Diğer bir nokta ise, hükümet kanadınca ellerinde taş, sopa ve yumurtalarla gelen öğrencilere polisin uyguladığı şiddetin bu yönüyle "kabul edilebilir" ve hatta "savunulabilir" olduğu yönünde yapılan açıklamalar. Başbakan'ın toplantıya dahil olmak isteyen öğrencilerin bu isteğini kabul ettiğinde, kameralar önünde yumurtalı protestoya uğrayarak prestijinin düşmesinden hayli endişe ettiği görülüyor. Ancak bu meydan dayağı ile, "işte sizin demokrasiniz bu" demek için hazırda bekleyen muhalefetin eline de epeyce güçlü bir koz verilmiş oldu. Kaldı ki, ellerinde "silah" olmadığı polis kendilerine saldırdığında hiçbirinin kullanmamasından belli olan öğrencilerin, anlaşılan o ki; niyetleri yalnızca seslerini duyurabilmekti.

Başbakan'ın açıklamalarındaki bir diğer unsur da, Öğrenci Kollektifleri ve üniversitelerde örgütlü kimi grupların da yerleşik önkabullerden feyz alarak hareket ettiklerine dair tespiti. Bu tespiti ise, bir üniversite öğrencisi olarak bulunduğum ortamlarda pek çok kez test etme olanağım oldu.

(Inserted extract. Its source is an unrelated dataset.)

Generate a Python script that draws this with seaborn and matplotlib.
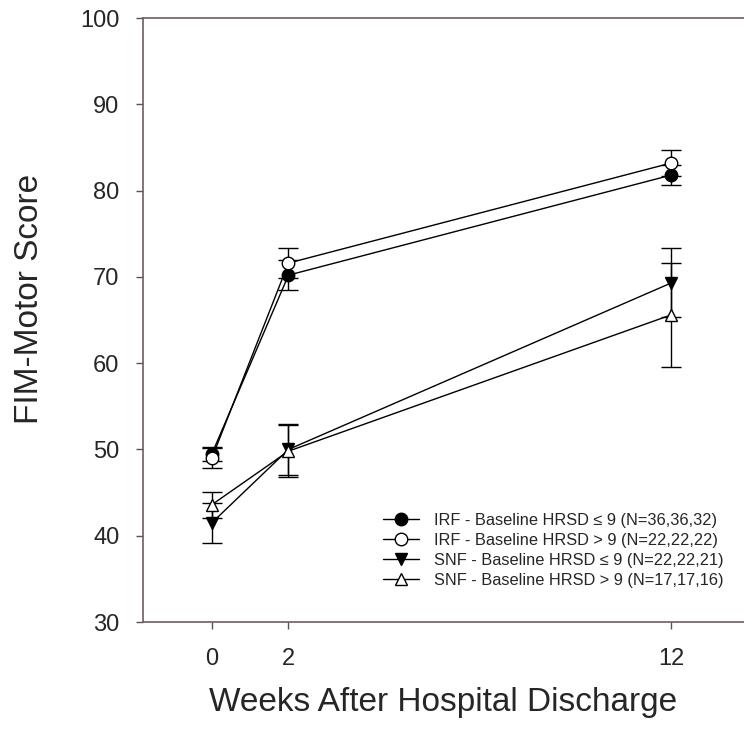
import numpy as np
import pandas as pd
import matplotlib
matplotlib.use("Agg")
import matplotlib.pyplot as plt
import seaborn as sns

# Data
weeks = [0, 2, 12]
groups = [
    "IRF - Baseline HRSD \u2264 9 (N=36,36,32)",
    "IRF - Baseline HRSD > 9 (N=22,22,22)",
    "SNF - Baseline HRSD \u2264 9 (N=22,22,21)",
    "SNF - Baseline HRSD > 9 (N=17,17,16)",
]
irf_low = [49.5, 70.2, 81.8]
irf_high = [49.0, 71.6, 83.2]
snf_low = [41.5, 50.0, 69.3]
snf_high = [43.6, 49.8, 65.6]
irf_low_err = [0.8, 1.7, 1.2]
irf_high_err = [1.2, 1.7, 1.5]
snf_low_err = [2.3, 3.0, 4.0]
snf_high_err = [1.5, 3.0, 6.0]

means = [irf_low, irf_high, snf_low, snf_high]
errs = [irf_low_err, irf_high_err, snf_low_err, snf_high_err]

df = pd.DataFrame({
    "week": weeks * 4,
    "score": sum(means, []),
    "err": sum(errs, []),
    "group": np.repeat(groups, 3),
})

sns.set_style("ticks")
plt.rcParams["font.family"] = ["Liberation Sans", "DejaVu Sans"]

fig = plt.figure(figsize=(7.44, 7.39), dpi=100)
ax = fig.add_axes([0.1922, 0.1583, 0.8078, 0.8173])

markers = {groups[0]: "o", groups[1]: "o", groups[2]: "v", groups[3]: "^"}
fills = {groups[0]: "black", groups[1]: "white", groups[2]: "black", groups[3]: "white"}

# error bars first so markers sit on top
for g in groups:
    sub = df[df["group"] == g]
    ax.errorbar(sub["week"], sub["score"], yerr=sub["err"], fmt="none",
                ecolor="black", elinewidth=1.0, capsize=7, capthick=1.0, zorder=2)

for g in groups:
    sub = df[df["group"] == g]
    sns.lineplot(data=sub, x="week", y="score", ax=ax, color="black",
                 marker=markers[g], markersize=9, markerfacecolor=fills[g],
                 markeredgecolor="black", markeredgewidth=1.0,
                 linewidth=1.0, label=g, zorder=3)

ax.set_xlim(-1.8, 13.9)
ax.set_ylim(30, 100)
ax.set_xticks(weeks)
ax.set_yticks(range(30, 101, 10))
ax.tick_params(axis="both", labelsize=17, length=5, width=1, color="#555555")
ax.tick_params(axis="y", pad=12)
ax.tick_params(axis="x", pad=14)

for side in ["left", "top", "bottom"]:
    ax.spines[side].set_color("#6b5f5f")
    ax.spines[side].set_linewidth(1.2)
ax.spines["right"].set_visible(False)

ax.set_xlabel("Weeks After Hospital Discharge", fontsize=24, labelpad=12)
ax.set_ylabel("FIM-Motor Score", fontsize=24)
ax.yaxis.set_label_coords(-0.163, 0.535)

ax.legend(loc="lower right", bbox_to_anchor=(0.99, 0.032), frameon=False,
          fontsize=11.8, handlelength=2.2, labelspacing=0.3, handletextpad=0.9)

fig.savefig("out.png", dpi=100)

Gördüğüm şu ki; kendilerini 'sol görüşlü' olarak konumlandırmış bu gruplar özgül bir protesto kültüründen geliyor ve bu kültürü yeniden üretiyor. Protesto nesneleri ise, 87 yıllık Kemalist Cumhuriyet'in düşman ilan ettiği muhafazakar özneler. Yani bu gruplar için Başbakan'ın yaptığı herşey bir protesto sebebi olabiliyor. CHP'nin yanısıra, TKP ile ÖDP gibi "sol görüşlü" olarak adlandırılan partilerin şeriat ve "gericilik" argümanını gençliğin verdiği hırs ve daha da popülist bir söylemle daha bir sahipleniyorlar. Türkiye solunun önemli bir bölümünce paylaşılan bu İslamofobik yanlarına ek olarak, AKP onlar için ABD ve "sermaye uşağı" bir figür; okullarına her gelen hükümet yetkilisini yumurta yağmuruna tutup "sermaye defol, üniversiteler bizimdir" sloganı atmalarında da iddia ettikleri bu "anti-emperyalist" yanlarına şahit olabiliriz.

Bu öğrenci gruplarının bir başka yönü de, kendilerini Deniz Gezmişler'den gelen ilhamın ve o dönemlerin direnişçi, özgürlükçü üniversiteli ruhunun bugün taşıyıcısı olarak görmeleri. Bir mirası genç bir hırsla sahiplenmeye çalışıyorlar ve ona göre hareket ediyorlar. "Direnişçi" yanlarının da nüvesi bu kanımca. Parasız eğitim, ulaşım ve barınma hakkını da bu bağlamda savunuyorlar.

Fakat bu grupların önemli Türkiye meselelerindeki ideolojik bakışları dolayısıyla Kemalist söylemleri sürekli yeniden üreten Türkiye "sol"unun üniversitelerdeki bir uzantısı olduğunu söyleyebilirim. Ancak, onları üniversitelilik ruhunun özgüllüğü içinde tahlil etmek daha doğru sonuçlar verecektir.

Bunun yanında, Başbakan'ın Öğrenci Kolektifleri'nin önyargılı olduğuna dair yaptığı "savunma" hiçbir açıdan bu yapılanlara bir gerekçe teşkil etmiyor ki; diledikleri kadar önyargılı olsunlar senin gibi düşünmeyenlere copla girişmek bir biçimde kendi düşüncenin silah gücüne dayalı hegemonyasını kurma çabası değil midir? Türkiye yıllardır en çok bundan çekmedi mi? Başbakan'ın da önyargıyla mücadelenin dövmekten geçmediğini öğrenmesi gerekiyor. Sözlerimi de Başbakan'ın bu konuda görevinin gereğini yapmasının sadece bulunduğu konum itibariyle değil, aynı zamanda vicdani bir yükümlülük de olduğunu söyleyerek bitirmek istiyorum.